*Requirements:* Below are entries; repeat exactly, and nothing else, the lines from the one holding "Write a web" through the one holding "1107.4, 1102]", inclusive. Leave the pictures out.

*Input:*
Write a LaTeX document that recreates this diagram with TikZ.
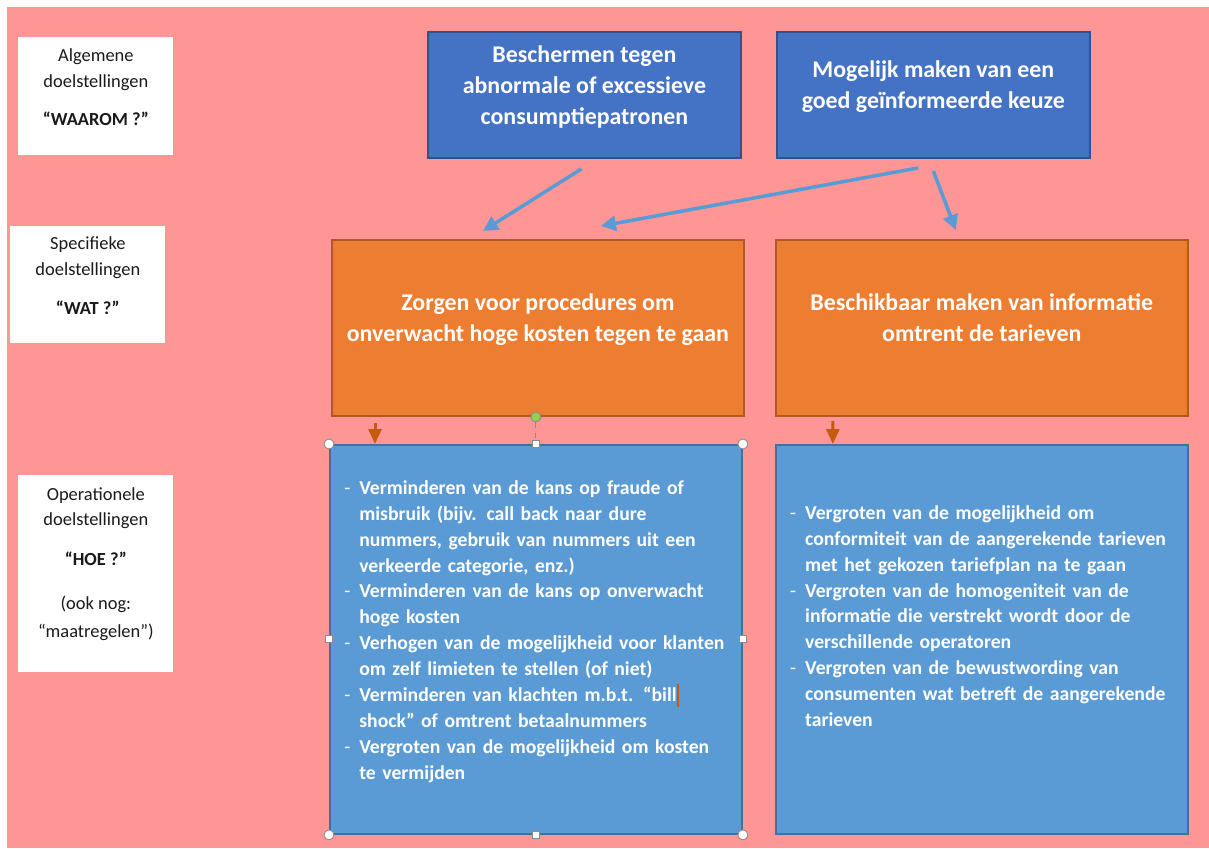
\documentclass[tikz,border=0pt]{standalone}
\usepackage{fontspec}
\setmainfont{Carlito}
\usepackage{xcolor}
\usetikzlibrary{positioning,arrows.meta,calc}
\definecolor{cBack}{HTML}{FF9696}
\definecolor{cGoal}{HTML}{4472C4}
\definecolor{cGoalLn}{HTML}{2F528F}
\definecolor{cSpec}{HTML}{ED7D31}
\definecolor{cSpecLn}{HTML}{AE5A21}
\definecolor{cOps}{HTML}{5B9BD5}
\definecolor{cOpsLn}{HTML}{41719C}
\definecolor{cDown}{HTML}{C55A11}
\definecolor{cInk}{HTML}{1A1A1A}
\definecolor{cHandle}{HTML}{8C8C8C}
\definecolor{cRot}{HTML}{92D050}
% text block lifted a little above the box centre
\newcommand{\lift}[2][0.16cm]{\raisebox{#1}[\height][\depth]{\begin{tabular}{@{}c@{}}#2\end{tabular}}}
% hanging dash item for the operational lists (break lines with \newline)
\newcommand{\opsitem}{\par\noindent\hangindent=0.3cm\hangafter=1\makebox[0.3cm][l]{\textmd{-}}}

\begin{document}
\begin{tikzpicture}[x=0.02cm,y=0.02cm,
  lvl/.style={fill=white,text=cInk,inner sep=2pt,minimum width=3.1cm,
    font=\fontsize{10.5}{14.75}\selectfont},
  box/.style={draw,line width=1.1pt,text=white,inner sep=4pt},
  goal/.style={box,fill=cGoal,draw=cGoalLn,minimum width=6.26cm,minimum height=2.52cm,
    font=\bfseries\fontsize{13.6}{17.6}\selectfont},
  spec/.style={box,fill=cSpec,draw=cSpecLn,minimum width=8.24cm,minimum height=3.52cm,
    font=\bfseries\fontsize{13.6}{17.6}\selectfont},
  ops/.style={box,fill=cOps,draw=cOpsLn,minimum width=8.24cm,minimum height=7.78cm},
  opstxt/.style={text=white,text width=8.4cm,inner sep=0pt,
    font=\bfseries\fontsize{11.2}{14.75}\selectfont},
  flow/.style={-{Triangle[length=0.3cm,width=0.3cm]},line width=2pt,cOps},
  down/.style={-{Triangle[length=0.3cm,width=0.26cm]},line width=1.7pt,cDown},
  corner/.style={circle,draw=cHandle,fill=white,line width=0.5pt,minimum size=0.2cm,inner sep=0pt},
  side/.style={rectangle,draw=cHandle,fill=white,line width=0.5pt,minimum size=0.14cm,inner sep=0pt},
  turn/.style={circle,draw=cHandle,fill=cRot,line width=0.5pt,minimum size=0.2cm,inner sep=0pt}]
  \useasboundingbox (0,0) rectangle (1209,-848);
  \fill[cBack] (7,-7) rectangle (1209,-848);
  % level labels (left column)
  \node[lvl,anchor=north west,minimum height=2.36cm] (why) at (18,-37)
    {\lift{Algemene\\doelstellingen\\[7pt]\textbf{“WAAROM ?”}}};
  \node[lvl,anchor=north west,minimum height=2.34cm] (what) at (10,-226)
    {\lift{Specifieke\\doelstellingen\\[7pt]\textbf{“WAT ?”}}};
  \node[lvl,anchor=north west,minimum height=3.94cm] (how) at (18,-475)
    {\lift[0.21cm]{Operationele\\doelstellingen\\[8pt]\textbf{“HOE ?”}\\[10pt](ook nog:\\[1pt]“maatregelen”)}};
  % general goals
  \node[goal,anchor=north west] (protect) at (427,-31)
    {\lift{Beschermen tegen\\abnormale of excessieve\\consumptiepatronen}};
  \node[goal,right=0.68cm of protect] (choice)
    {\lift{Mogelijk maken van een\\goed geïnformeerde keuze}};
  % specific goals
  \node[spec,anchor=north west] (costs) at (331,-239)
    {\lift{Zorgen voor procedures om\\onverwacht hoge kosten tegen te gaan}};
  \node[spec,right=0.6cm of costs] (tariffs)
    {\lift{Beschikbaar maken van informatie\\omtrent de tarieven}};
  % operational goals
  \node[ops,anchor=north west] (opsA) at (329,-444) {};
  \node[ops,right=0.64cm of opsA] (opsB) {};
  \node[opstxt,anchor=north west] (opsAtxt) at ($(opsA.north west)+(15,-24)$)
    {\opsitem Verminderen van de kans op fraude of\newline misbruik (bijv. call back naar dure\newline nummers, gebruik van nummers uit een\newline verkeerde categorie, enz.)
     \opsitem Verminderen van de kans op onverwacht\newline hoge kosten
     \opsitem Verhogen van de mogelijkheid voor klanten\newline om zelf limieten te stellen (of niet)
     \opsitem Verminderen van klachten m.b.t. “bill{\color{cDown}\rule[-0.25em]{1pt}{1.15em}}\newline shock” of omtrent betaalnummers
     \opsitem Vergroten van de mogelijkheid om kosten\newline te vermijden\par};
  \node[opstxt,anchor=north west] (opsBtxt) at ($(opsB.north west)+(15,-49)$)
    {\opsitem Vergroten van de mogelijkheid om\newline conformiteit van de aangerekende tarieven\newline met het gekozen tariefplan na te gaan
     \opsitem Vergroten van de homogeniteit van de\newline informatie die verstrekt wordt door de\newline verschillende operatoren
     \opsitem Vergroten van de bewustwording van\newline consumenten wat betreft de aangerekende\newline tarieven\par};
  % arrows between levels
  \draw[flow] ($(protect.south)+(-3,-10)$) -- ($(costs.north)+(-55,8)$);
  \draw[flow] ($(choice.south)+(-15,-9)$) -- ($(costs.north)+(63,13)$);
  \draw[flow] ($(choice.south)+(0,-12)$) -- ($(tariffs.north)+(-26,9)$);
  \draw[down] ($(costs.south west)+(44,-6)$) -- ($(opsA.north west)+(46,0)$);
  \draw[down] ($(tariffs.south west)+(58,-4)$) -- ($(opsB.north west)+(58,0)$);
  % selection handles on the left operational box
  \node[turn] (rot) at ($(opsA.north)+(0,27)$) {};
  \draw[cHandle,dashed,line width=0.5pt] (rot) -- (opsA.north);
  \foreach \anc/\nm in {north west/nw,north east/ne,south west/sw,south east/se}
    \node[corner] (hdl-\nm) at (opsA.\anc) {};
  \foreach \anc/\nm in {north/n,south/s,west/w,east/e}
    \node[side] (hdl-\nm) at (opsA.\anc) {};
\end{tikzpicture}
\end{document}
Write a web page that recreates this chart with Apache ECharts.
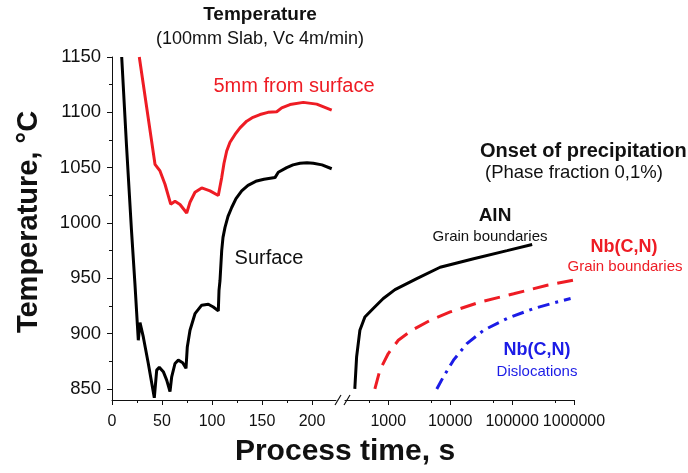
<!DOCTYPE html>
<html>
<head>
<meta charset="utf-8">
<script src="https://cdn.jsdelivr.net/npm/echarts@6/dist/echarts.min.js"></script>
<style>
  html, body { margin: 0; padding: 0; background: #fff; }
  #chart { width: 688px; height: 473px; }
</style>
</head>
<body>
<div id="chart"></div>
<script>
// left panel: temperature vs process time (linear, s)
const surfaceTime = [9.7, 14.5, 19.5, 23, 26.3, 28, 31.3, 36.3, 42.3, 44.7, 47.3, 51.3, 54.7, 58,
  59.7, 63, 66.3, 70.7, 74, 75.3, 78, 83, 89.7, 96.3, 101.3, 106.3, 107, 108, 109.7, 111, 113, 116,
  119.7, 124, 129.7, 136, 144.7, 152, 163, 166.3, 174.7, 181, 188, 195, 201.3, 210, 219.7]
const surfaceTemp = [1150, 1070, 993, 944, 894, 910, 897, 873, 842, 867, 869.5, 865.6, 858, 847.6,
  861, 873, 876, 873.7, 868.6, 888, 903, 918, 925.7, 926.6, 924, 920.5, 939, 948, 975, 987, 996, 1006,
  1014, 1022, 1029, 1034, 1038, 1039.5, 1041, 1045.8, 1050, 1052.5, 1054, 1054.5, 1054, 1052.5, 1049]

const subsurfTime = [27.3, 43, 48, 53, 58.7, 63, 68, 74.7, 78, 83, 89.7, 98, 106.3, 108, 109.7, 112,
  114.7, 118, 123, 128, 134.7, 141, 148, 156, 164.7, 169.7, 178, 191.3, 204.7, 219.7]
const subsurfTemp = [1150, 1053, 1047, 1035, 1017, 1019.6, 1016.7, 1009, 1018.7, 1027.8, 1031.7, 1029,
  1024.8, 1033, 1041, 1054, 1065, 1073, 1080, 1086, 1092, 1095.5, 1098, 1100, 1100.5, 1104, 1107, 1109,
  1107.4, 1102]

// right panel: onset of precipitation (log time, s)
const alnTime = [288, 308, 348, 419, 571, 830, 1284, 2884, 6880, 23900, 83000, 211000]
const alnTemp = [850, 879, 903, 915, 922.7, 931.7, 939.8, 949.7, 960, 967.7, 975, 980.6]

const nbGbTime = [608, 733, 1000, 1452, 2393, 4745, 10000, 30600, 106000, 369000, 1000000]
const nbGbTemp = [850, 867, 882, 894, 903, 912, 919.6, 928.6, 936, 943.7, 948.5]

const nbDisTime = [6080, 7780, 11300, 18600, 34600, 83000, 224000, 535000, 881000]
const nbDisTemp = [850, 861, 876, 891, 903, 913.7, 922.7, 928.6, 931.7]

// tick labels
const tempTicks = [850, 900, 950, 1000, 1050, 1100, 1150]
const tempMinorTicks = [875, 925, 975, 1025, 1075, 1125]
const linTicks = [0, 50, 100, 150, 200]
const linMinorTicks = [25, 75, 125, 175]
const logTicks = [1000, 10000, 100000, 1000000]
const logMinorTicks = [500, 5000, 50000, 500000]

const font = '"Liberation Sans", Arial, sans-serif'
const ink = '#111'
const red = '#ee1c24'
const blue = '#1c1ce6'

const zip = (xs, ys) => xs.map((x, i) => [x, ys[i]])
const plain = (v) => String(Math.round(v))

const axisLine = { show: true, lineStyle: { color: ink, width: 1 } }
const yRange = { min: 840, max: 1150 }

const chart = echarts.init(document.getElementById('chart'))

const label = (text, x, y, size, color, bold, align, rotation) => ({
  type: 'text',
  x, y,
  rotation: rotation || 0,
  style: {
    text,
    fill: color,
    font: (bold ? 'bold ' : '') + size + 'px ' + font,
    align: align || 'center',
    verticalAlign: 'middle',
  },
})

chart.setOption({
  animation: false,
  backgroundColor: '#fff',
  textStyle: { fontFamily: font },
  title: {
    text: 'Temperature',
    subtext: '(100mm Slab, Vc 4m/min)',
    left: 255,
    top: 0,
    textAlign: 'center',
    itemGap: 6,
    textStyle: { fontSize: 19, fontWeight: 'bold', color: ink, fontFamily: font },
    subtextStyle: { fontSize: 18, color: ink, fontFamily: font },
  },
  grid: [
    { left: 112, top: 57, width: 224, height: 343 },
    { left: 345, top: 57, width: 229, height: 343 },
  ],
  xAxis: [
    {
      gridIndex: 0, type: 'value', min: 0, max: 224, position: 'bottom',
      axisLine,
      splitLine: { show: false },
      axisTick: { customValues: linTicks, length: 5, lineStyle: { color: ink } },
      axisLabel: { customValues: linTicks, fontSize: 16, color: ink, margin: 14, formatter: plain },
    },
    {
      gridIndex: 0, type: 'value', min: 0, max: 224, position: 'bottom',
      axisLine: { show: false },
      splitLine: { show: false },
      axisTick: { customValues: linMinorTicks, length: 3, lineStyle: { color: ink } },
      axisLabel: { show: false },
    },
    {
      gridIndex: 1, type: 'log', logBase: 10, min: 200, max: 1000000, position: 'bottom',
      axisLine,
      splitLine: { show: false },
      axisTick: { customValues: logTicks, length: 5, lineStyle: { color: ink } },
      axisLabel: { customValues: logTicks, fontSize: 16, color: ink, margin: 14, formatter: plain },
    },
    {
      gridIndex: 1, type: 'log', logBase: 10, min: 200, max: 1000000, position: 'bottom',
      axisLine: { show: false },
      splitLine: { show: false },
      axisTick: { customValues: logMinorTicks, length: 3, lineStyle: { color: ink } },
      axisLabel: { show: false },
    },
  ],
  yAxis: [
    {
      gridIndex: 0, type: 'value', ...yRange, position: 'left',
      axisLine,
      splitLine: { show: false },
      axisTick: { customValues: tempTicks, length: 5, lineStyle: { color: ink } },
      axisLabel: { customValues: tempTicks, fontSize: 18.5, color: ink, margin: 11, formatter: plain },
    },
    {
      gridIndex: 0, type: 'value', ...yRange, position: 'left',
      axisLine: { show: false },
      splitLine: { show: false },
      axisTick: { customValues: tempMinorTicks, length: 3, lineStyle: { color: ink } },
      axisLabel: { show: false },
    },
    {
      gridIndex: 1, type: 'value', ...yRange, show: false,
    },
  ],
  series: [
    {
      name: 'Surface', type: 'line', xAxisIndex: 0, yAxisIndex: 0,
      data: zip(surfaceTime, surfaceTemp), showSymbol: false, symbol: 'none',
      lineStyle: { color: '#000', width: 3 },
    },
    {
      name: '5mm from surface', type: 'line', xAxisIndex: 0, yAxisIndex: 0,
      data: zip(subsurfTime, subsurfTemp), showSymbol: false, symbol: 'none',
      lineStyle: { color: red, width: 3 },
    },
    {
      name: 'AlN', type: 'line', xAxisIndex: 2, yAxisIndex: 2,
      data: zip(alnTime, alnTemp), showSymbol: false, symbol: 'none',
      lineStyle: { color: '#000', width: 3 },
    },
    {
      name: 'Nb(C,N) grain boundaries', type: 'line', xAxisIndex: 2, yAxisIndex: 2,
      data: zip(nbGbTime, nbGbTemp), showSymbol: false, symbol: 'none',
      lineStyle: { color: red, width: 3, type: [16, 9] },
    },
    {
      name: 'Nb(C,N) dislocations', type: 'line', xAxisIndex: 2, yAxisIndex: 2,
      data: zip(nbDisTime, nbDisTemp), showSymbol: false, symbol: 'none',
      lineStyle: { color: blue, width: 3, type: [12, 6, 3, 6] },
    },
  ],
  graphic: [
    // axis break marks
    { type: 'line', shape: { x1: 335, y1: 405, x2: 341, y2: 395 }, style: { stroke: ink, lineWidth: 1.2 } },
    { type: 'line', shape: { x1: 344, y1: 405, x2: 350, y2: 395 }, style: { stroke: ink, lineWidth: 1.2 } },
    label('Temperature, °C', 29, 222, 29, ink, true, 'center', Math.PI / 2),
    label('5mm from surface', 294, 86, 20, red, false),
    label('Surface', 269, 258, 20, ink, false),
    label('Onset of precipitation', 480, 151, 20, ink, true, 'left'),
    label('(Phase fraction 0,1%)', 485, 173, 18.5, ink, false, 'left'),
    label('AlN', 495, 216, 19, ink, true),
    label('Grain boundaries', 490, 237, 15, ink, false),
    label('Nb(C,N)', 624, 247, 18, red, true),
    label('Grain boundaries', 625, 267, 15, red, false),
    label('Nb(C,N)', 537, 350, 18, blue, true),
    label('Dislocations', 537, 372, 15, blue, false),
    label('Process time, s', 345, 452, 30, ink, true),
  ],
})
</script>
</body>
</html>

*Full response:*
Write a web page that recreates this chart with Apache ECharts.
<!DOCTYPE html>
<html>
<head>
<meta charset="utf-8">
<script src="https://cdn.jsdelivr.net/npm/echarts@6/dist/echarts.min.js"></script>
<style>
  html, body { margin: 0; padding: 0; background: #fff; }
  #chart { width: 688px; height: 473px; }
</style>
</head>
<body>
<div id="chart"></div>
<script>
// left panel: temperature vs process time (linear, s)
const surfaceTime = [9.7, 14.5, 19.5, 23, 26.3, 28, 31.3, 36.3, 42.3, 44.7, 47.3, 51.3, 54.7, 58,
  59.7, 63, 66.3, 70.7, 74, 75.3, 78, 83, 89.7, 96.3, 101.3, 106.3, 107, 108, 109.7, 111, 113, 116,
  119.7, 124, 129.7, 136, 144.7, 152, 163, 166.3, 174.7, 181, 188, 195, 201.3, 210, 219.7]
const surfaceTemp = [1150, 1070, 993, 944, 894, 910, 897, 873, 842, 867, 869.5, 865.6, 858, 847.6,
  861, 873, 876, 873.7, 868.6, 888, 903, 918, 925.7, 926.6, 924, 920.5, 939, 948, 975, 987, 996, 1006,
  1014, 1022, 1029, 1034, 1038, 1039.5, 1041, 1045.8, 1050, 1052.5, 1054, 1054.5, 1054, 1052.5, 1049]

const subsurfTime = [27.3, 43, 48, 53, 58.7, 63, 68, 74.7, 78, 83, 89.7, 98, 106.3, 108, 109.7, 112,
  114.7, 118, 123, 128, 134.7, 141, 148, 156, 164.7, 169.7, 178, 191.3, 204.7, 219.7]
const subsurfTemp = [1150, 1053, 1047, 1035, 1017, 1019.6, 1016.7, 1009, 1018.7, 1027.8, 1031.7, 1029,
  1024.8, 1033, 1041, 1054, 1065, 1073, 1080, 1086, 1092, 1095.5, 1098, 1100, 1100.5, 1104, 1107, 1109,
  1107.4, 1102]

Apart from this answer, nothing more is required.